- DIRECTION -
Write out the whole of the material exactly.

- SOURCE EXCERPT -
↓↓↓
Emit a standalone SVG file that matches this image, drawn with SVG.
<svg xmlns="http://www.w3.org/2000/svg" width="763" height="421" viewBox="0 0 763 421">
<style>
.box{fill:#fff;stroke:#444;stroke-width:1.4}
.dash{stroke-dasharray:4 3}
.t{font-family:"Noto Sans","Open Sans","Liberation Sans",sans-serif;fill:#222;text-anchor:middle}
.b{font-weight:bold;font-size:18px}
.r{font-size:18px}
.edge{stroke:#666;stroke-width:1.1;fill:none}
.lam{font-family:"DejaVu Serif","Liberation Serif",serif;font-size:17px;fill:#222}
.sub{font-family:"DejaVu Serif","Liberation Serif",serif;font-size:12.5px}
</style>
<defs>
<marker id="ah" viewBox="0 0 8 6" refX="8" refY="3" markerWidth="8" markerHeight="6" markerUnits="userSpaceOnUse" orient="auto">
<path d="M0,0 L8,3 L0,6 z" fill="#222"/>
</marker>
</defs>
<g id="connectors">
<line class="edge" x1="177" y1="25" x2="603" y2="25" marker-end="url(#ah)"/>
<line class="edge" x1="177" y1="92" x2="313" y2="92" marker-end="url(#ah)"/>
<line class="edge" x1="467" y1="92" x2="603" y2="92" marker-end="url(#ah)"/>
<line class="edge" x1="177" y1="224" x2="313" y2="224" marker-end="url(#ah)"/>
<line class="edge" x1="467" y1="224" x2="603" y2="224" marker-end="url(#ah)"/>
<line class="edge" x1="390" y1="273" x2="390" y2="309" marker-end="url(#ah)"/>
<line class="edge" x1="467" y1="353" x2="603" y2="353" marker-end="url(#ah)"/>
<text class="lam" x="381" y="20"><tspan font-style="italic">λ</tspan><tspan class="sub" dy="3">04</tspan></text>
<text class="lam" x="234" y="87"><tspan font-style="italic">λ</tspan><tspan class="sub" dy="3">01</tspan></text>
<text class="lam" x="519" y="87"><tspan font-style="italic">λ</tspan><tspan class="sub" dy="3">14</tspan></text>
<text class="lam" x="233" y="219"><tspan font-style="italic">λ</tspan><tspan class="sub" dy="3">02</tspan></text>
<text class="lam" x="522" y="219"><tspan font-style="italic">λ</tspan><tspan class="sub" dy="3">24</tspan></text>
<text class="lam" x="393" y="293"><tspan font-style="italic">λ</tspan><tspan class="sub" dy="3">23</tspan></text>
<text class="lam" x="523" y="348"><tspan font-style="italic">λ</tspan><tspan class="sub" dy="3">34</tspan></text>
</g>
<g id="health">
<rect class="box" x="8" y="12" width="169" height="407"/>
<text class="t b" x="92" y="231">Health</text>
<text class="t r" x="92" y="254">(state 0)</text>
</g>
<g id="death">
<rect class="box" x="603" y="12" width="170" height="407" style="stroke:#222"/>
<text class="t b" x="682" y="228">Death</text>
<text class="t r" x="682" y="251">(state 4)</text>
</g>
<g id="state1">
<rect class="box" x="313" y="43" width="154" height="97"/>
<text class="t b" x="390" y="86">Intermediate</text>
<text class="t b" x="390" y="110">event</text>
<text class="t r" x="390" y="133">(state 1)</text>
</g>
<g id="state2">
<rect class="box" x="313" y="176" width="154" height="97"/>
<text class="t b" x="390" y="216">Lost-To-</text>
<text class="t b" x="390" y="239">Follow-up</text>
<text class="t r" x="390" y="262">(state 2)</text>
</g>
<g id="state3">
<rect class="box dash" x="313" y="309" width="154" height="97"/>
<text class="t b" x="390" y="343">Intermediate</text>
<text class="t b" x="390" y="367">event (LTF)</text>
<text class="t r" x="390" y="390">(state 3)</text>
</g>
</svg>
↑↑↑
- EXERCISE RESULT -
Emit a standalone SVG file that matches this image, drawn with SVG.
<svg xmlns="http://www.w3.org/2000/svg" width="763" height="421" viewBox="0 0 763 421">
<style>
.box{fill:#fff;stroke:#444;stroke-width:1.4}
.dash{stroke-dasharray:4 3}
.t{font-family:"Noto Sans","Open Sans","Liberation Sans",sans-serif;fill:#222;text-anchor:middle}
.b{font-weight:bold;font-size:18px}
.r{font-size:18px}
.edge{stroke:#666;stroke-width:1.1;fill:none}
.lam{font-family:"DejaVu Serif","Liberation Serif",serif;font-size:17px;fill:#222}
.sub{font-family:"DejaVu Serif","Liberation Serif",serif;font-size:12.5px}
</style>
<defs>
<marker id="ah" viewBox="0 0 8 6" refX="8" refY="3" markerWidth="8" markerHeight="6" markerUnits="userSpaceOnUse" orient="auto">
<path d="M0,0 L8,3 L0,6 z" fill="#222"/>
</marker>
</defs>
<g id="connectors">
<line class="edge" x1="177" y1="25" x2="603" y2="25" marker-end="url(#ah)"/>
<line class="edge" x1="177" y1="92" x2="313" y2="92" marker-end="url(#ah)"/>
<line class="edge" x1="467" y1="92" x2="603" y2="92" marker-end="url(#ah)"/>
<line class="edge" x1="177" y1="224" x2="313" y2="224" marker-end="url(#ah)"/>
<line class="edge" x1="467" y1="224" x2="603" y2="224" marker-end="url(#ah)"/>
<line class="edge" x1="390" y1="273" x2="390" y2="309" marker-end="url(#ah)"/>
<line class="edge" x1="467" y1="353" x2="603" y2="353" marker-end="url(#ah)"/>
<text class="lam" x="381" y="20"><tspan font-style="italic">λ</tspan><tspan class="sub" dy="3">04</tspan></text>
<text class="lam" x="234" y="87"><tspan font-style="italic">λ</tspan><tspan class="sub" dy="3">01</tspan></text>
<text class="lam" x="519" y="87"><tspan font-style="italic">λ</tspan><tspan class="sub" dy="3">14</tspan></text>
<text class="lam" x="233" y="219"><tspan font-style="italic">λ</tspan><tspan class="sub" dy="3">02</tspan></text>
<text class="lam" x="522" y="219"><tspan font-style="italic">λ</tspan><tspan class="sub" dy="3">24</tspan></text>
<text class="lam" x="393" y="293"><tspan font-style="italic">λ</tspan><tspan class="sub" dy="3">23</tspan></text>
<text class="lam" x="523" y="348"><tspan font-style="italic">λ</tspan><tspan class="sub" dy="3">34</tspan></text>
</g>
<g id="health">
<rect class="box" x="8" y="12" width="169" height="407"/>
<text class="t b" x="92" y="231">Health</text>
<text class="t r" x="92" y="254">(state 0)</text>
</g>
<g id="death">
<rect class="box" x="603" y="12" width="170" height="407" style="stroke:#222"/>
<text class="t b" x="682" y="228">Death</text>
<text class="t r" x="682" y="251">(state 4)</text>
</g>
<g id="state1">
<rect class="box" x="313" y="43" width="154" height="97"/>
<text class="t b" x="390" y="86">Intermediate</text>
<text class="t b" x="390" y="110">event</text>
<text class="t r" x="390" y="133">(state 1)</text>
</g>
<g id="state2">
<rect class="box" x="313" y="176" width="154" height="97"/>
<text class="t b" x="390" y="216">Lost-To-</text>
<text class="t b" x="390" y="239">Follow-up</text>
<text class="t r" x="390" y="262">(state 2)</text>
</g>
<g id="state3">
<rect class="box dash" x="313" y="309" width="154" height="97"/>
<text class="t b" x="390" y="343">Intermediate</text>
<text class="t b" x="390" y="367">event (LTF)</text>
<text class="t r" x="390" y="390">(state 3)</text>
</g>
</svg>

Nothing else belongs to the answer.